The international trade committee of the EU legislature has already voted 29-6 in favour of the deal, suggesting a smooth passage on Wednesday.

The accord promises a raft of trade benefits on both sides, removing the bulk of tariffs, harmonising rules and whittling away other trade barriers. However, not everyone is in favour.

Twenty-eight NGOs, both within and outside Vietnam, have called on the EU parliament to postpone the vote, citing human rights concerns.

A statement by Human Rights Watch called for the vote to be delayed until the Vietnamese government “agrees to meet concrete and verifiable benchmarks to protect labour rights and human rights.”

In 2019, an Amnesty International report said Vietnam holds at least 128 prisoners of conscience where “detention conditions remain appalling, with evidence of prisoners being tortured and otherwise ill-treated, routinely held incommunicado and in solitary confinement, kept in squalid conditions, and denied medical care, clean water, and fresh air.”

Therefore allowing a handful of foreign journalists to visit and report from Thu Duc Prison, located about three hours east of Ho Chi Minh City, is an unusual occurrence in such a secretive state.

It houses more than 6,000 inmates, of which over 150 are foreigners. Its most infamous former inmate is British pop star and convicted paedophile Gary Glitter.
Lieutenant General Ho Thanh Dinh, the director of Vietnam’s national prison system, showed off the prison’s expansive grounds. In the distance, prisoners carrying out hard labour on rubber plantations, cashew farms and building sites could be seen.
Malaysian inmate Hilton Gomez, 52, said “they treat us better than the Vietnamese. Because we are foreigners, we have more privileges.”
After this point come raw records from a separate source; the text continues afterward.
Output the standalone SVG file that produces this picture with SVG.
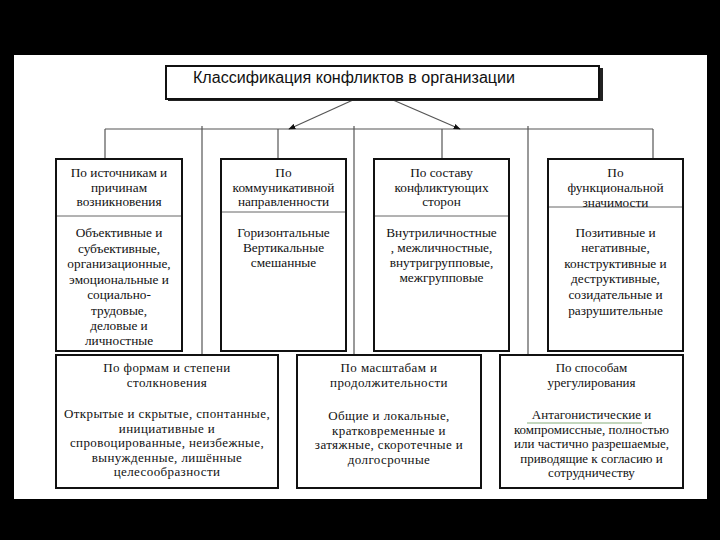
<svg xmlns="http://www.w3.org/2000/svg" width="720" height="540" viewBox="0 0 720 540">
<defs>
<marker id="arr" viewBox="0 0 10 10" refX="9" refY="5" markerWidth="7" markerHeight="7" orient="auto" markerUnits="userSpaceOnUse">
<path d="M0,1 L10,5 L0,9 z" fill="#111"/>
</marker>
</defs>
<style>
.box{fill:#fff;stroke:#111;stroke-width:2}
.sep{stroke:#666;stroke-width:1}
.con{stroke:#555;stroke-width:1.2;fill:none}
.t{font-family:"Liberation Serif","Times New Roman",serif;font-size:13.3px;fill:#111;text-anchor:middle}
.b{font-size:13px}
.ls{letter-spacing:0.4px}
.title{font-family:"Liberation Sans",Arial,sans-serif;font-size:16px;fill:#111}
</style>
<rect x="0" y="0" width="720" height="540" fill="#000"/>
<rect x="14" y="55" width="693" height="444" fill="#fff"/>

<g id="connectors">
<line class="con" x1="105" y1="129" x2="653" y2="129"/>
<line class="con" x1="105" y1="129" x2="105" y2="159"/>
<line class="con" x1="278" y1="129" x2="278" y2="159"/>
<line class="con" x1="442" y1="129" x2="442" y2="159"/>
<line class="con" x1="653" y1="129" x2="653" y2="159"/>
<line class="con" x1="202" y1="126" x2="202" y2="355"/>
<line class="con" x1="354" y1="126" x2="354" y2="355"/>
<line class="con" x1="528" y1="126" x2="528" y2="355"/>
<line class="con" x1="353" y1="100" x2="289" y2="129" marker-end="url(#arr)" stroke="#222"/>
<line class="con" x1="393" y1="100" x2="460" y2="129" marker-end="url(#arr)" stroke="#222"/>
</g>

<g id="title">
<rect x="168" y="68" width="435" height="33" fill="#222"/>
<rect class="box" x="166" y="66" width="433" height="33"/>
<text class="title" x="193" y="83" textLength="322" lengthAdjust="spacingAndGlyphs">Классификация конфликтов в организации</text>
</g>

<g id="box1">
<rect class="box" x="56" y="159" width="126" height="192"/>
<line class="sep" x1="57" y1="216" x2="181" y2="216"/>
<text class="t" x="119" y="177">По источникам и</text>
<text class="t" x="119" y="192">причинам</text>
<text class="t" x="119" y="206">возникновения</text>
<text class="t" x="119" y="237">Объективные и</text>
<text class="t" x="119" y="253">субъективные,</text>
<text class="t" x="119" y="268">организационные,</text>
<text class="t" x="119" y="284">эмоциональные и</text>
<text class="t" x="119" y="299">социально-</text>
<text class="t" x="119" y="315">трудовые,</text>
<text class="t" x="119" y="330">деловые и</text>
<text class="t" x="119" y="345">личностные</text>
</g>

<g id="box2">
<rect class="box" x="221" y="159" width="125" height="192"/>
<line class="sep" x1="222" y1="212" x2="345" y2="212"/>
<text class="t" x="283.5" y="177">По</text>
<text class="t" x="283.5" y="192">коммуникативной</text>
<text class="t" x="283.5" y="206">направленности</text>
<text class="t" x="283.5" y="237">Горизонтальные</text>
<text class="t" x="283.5" y="252">Вертикальные</text>
<text class="t" x="283.5" y="267">смешанные</text>
</g>

<g id="box3">
<rect class="box" x="374" y="159" width="135" height="192"/>
<line class="sep" x1="375" y1="216" x2="508" y2="216"/>
<text class="t" x="441.5" y="177">По составу</text>
<text class="t" x="441.5" y="192">конфликтующих</text>
<text class="t" x="441.5" y="206">сторон</text>
<text class="t" x="441.5" y="237">Внутриличностные</text>
<text class="t" x="441.5" y="252">, межличностные,</text>
<text class="t" x="441.5" y="267">внутригрупповые,</text>
<text class="t" x="441.5" y="282">межгрупповые</text>
</g>

<g id="box4">
<rect class="box" x="548" y="159" width="135" height="192"/>
<line class="sep" x1="549" y1="207" x2="682" y2="207"/>
<text class="t" x="615.5" y="177">По</text>
<text class="t" x="615.5" y="192">функциональной</text>
<text class="t" x="615.5" y="207">значимости</text>
<text class="t" x="615.5" y="237">Позитивные и</text>
<text class="t" x="615.5" y="252">негативные,</text>
<text class="t" x="615.5" y="268">конструктивные и</text>
<text class="t" x="615.5" y="283">деструктивные,</text>
<text class="t" x="615.5" y="299">созидательные и</text>
<text class="t" x="615.5" y="315">разрушительные</text>
</g>

<g id="box5">
<rect class="box" x="56" y="355" width="222" height="133"/>
<text class="t b ls" x="167" y="372">По формам и степени</text>
<text class="t b ls" x="167" y="387">столкновения</text>
<text class="t b ls" x="167" y="418">Открытые и скрытые, спонтанные,</text>
<text class="t b ls" x="167" y="432.5">инициативные и</text>
<text class="t b ls" x="167" y="447">спровоцированные, неизбежные,</text>
<text class="t b ls" x="167" y="461.5">вынужденные, лишённые</text>
<text class="t b ls" x="167" y="476">целесообразности</text>
</g>

<g id="box6">
<rect class="box" x="297" y="355" width="184" height="133"/>
<text class="t b ls" x="389" y="372">По масштабам и</text>
<text class="t b ls" x="389" y="387">продолжительности</text>
<text class="t b ls" x="389" y="420">Общие и локальные,</text>
<text class="t b ls" x="389" y="434.5">кратковременные и</text>
<text class="t b ls" x="389" y="449">затяжные, скоротечные и</text>
<text class="t b ls" x="389" y="463.5">долгосрочные</text>
</g>

<g id="box7">
<rect class="box" x="500" y="355" width="183" height="133"/>
<text class="t b" x="591.5" y="372">По способам</text>
<text class="t b" x="591.5" y="387">урегулирования</text>
<line x1="527" y1="423" x2="642" y2="423" stroke="#6a9a5a" stroke-width="0.8"/>
<text class="t b" x="591.5" y="419">Антагонистические и</text>
<text class="t b" x="591.5" y="433.5">компромиссные, полностью</text>
<text class="t b" x="591.5" y="448">или частично разрешаемые,</text>
<text class="t b" x="591.5" y="462.5">приводящие к согласию и</text>
<text class="t b" x="591.5" y="477">сотрудничеству</text>
</g>
</svg>
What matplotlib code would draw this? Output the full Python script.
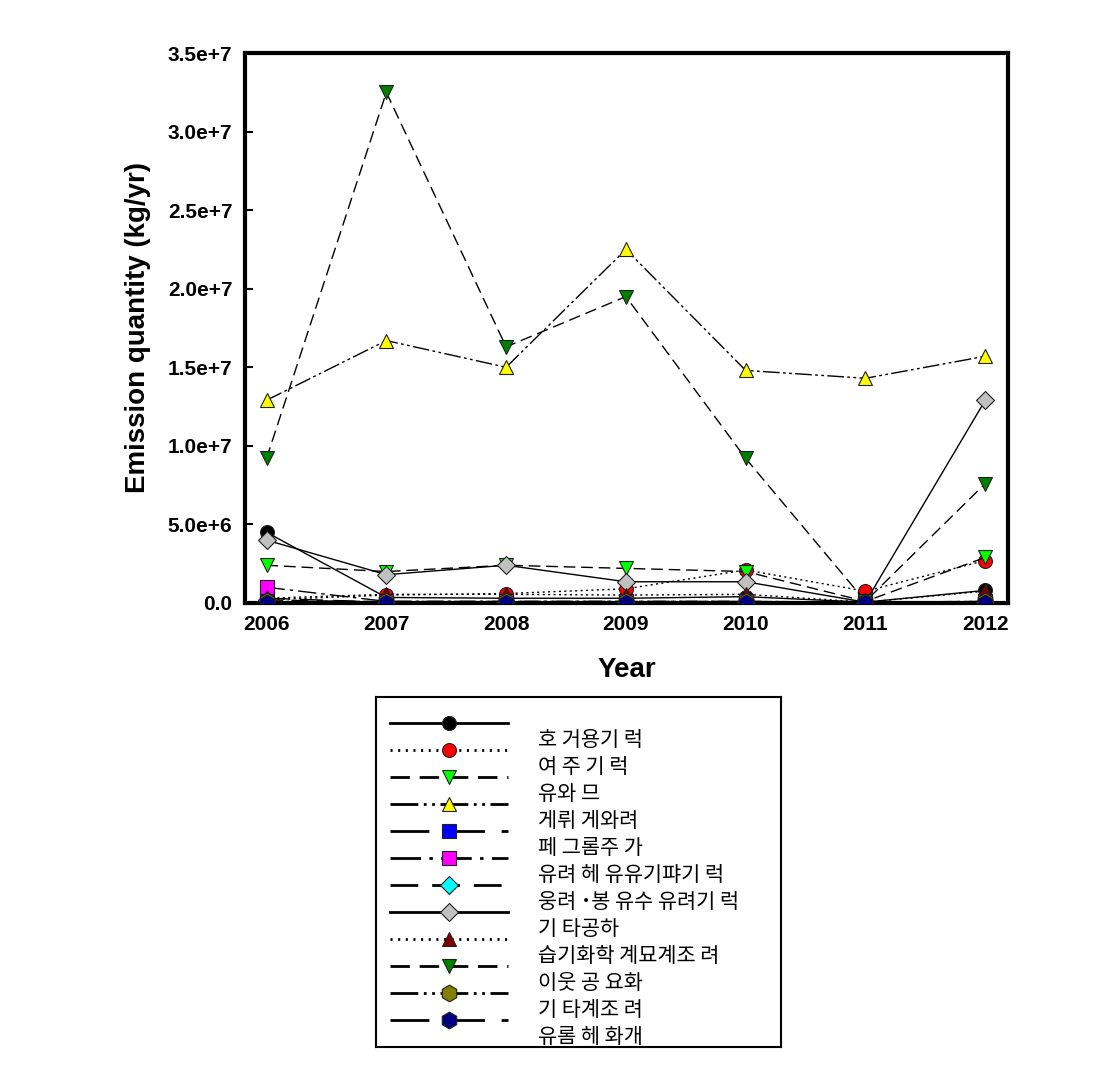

In the area for foreigners, 13 prisoners sleep together in one cell, while as many as 40 cohabit in cells for Vietnamese. Dinh said the two groups of inmates are treated equally.

Vietnamese authorities profit from drug addicts’ mandatory ‘work therapy’
Human rights organisations regularly criticise the inadequate access to health care for inmates.

In Thu Duc, officials say nine prisoners died in 2019, including four who died of Aids. They could not provide statistics for deaths over the last 10 years.

Another issue is the lack of permitted communication. One Nigerian inmate said: “I never had the chance to speak to my family. We are begging them to give us a chance to speak to our family.”

Dinh said the men could not be allowed to speak to their family as they were charged for drug offences and may contact traffickers.

Another prisoner, John Nguyen, a Vietnamese-American whose family live in the United States, said inmates are not allowed to make international calls. He only gets to speak to his family once every six months when they visit the country.

“Persons held in detention should be permitted regular access to both their family members and to legal counsel, and actions to block such access clearly violate human rights,” said Phil Robertson, deputy director of Human Rights Watch’s Asia division.
“Beatings and torture top the list of problems in Vietnam’s prisons, with abuses perpetrated by guards as well as ‘trustees’, who are often long-term criminal prisoners enlisted by guards to harass and abuse political prisoners.”

The International Labour Organisation in Vietnam, which is playing a key role in assessing Vietnam’s improvements in labour conditions, did not respond to requests for comment.

The European Commission, which is responsible for negotiating the EU’s free trade deals, recognises Vietnam’s human rights record as a cause for concern. It stresses, however, that the deal will provide a platform to address such issues.

The prospect of the trade deal has already led Hanoi to improve its labour standards, signing up to six of eight ILO conventions, with the final two to be completed by 2023, a Brussels official said on condition of anonymity.

Many human rights organisations in Vietnam welcome the deal, the commission official said, stressing that the EU will closely monitor its implementation. “In a way they feel better protected with than without these agreements,” he noted.

Negotiations on the accord, which includes an Investment Partnership Agreement to be ratified at a later date, began in 2012 and wrapped up in 2015. It was then held up for several years by a series of legal hitches.

The commission believes the time is right to finalise the deal. “We have been waiting on the agreement for a long time,” the European official noted.